| What you will do |
Take the lines from the head of the listing through the one bearing "const data = names.map((name, i)" and copy them exactly, leaving every picture out.

| Dataset content |
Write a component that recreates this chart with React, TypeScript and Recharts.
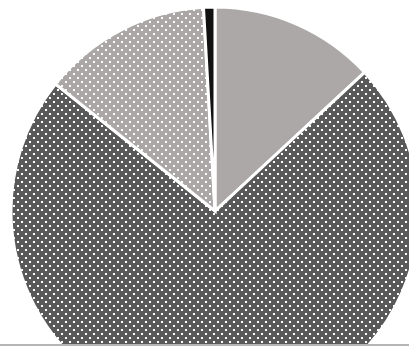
import { PieChart, Pie, Cell } from 'recharts'

const names = ['A', 'B', 'C', 'D']
const values = [13.1, 72.6, 13.4, 0.9]
const fills = ['#aba8a7', 'url(#dotsDark)', 'url(#dotsLight)', '#111111']

const data = names.map((name, i) => ({ name, value: values[i] }))

export default function App() {
  return (
    <div style={{ position: 'absolute', left: 0, top: 0, width: 409, height: 346, overflow: 'hidden', background: '#fff' }}>
      <svg width={0} height={0} style={{ position: 'absolute' }}>
        <defs>
          <pattern id="dotsDark" width={8} height={8} patternUnits="userSpaceOnUse">
            <rect width={8} height={8} fill="#595959" />
            <rect x={1} y={1} width={2} height={2} fill="#ffffff" />
            <rect x={5} y={5} width={2} height={2} fill="#ffffff" />
          </pattern>
          <pattern id="dotsLight" width={8} height={8} patternUnits="userSpaceOnUse">
            <rect width={8} height={8} fill="#aaa7a6" />
            <rect x={1} y={1} width={2} height={2} fill="#ffffff" />
            <rect x={5} y={5} width={2} height={2} fill="#ffffff" />
          </pattern>
        </defs>
      </svg>
      <PieChart width={409} height={346} margin={{ top: 0, right: 0, bottom: 0, left: 0 }}>
        <Pie
          data={data}
          dataKey="value"
          nameKey="name"
          cx={215}
          cy={211}
          innerRadius={0}
          outerRadius={204}
          startAngle={90}
          endAngle={-270}
          stroke="#ffffff"
          strokeWidth={3}
          isAnimationActive={false}
        >
          {data.map((entry, i) => (
            <Cell key={entry.name} fill={fills[i]} />
          ))}
        </Pie>
      </PieChart>
      <div style={{ position: 'absolute', left: 0, top: 344, width: 409, height: 2, background: '#b5b5b5' }} />
    </div>
  )
}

| Response to the task |
Write a component that recreates this chart with React, TypeScript and Recharts.
import { PieChart, Pie, Cell } from 'recharts'

const names = ['A', 'B', 'C', 'D']
const values = [13.1, 72.6, 13.4, 0.9]
const fills = ['#aba8a7', 'url(#dotsDark)', 'url(#dotsLight)', '#111111']

const data = names.map((name, i) => ({ name, value: values[i] }))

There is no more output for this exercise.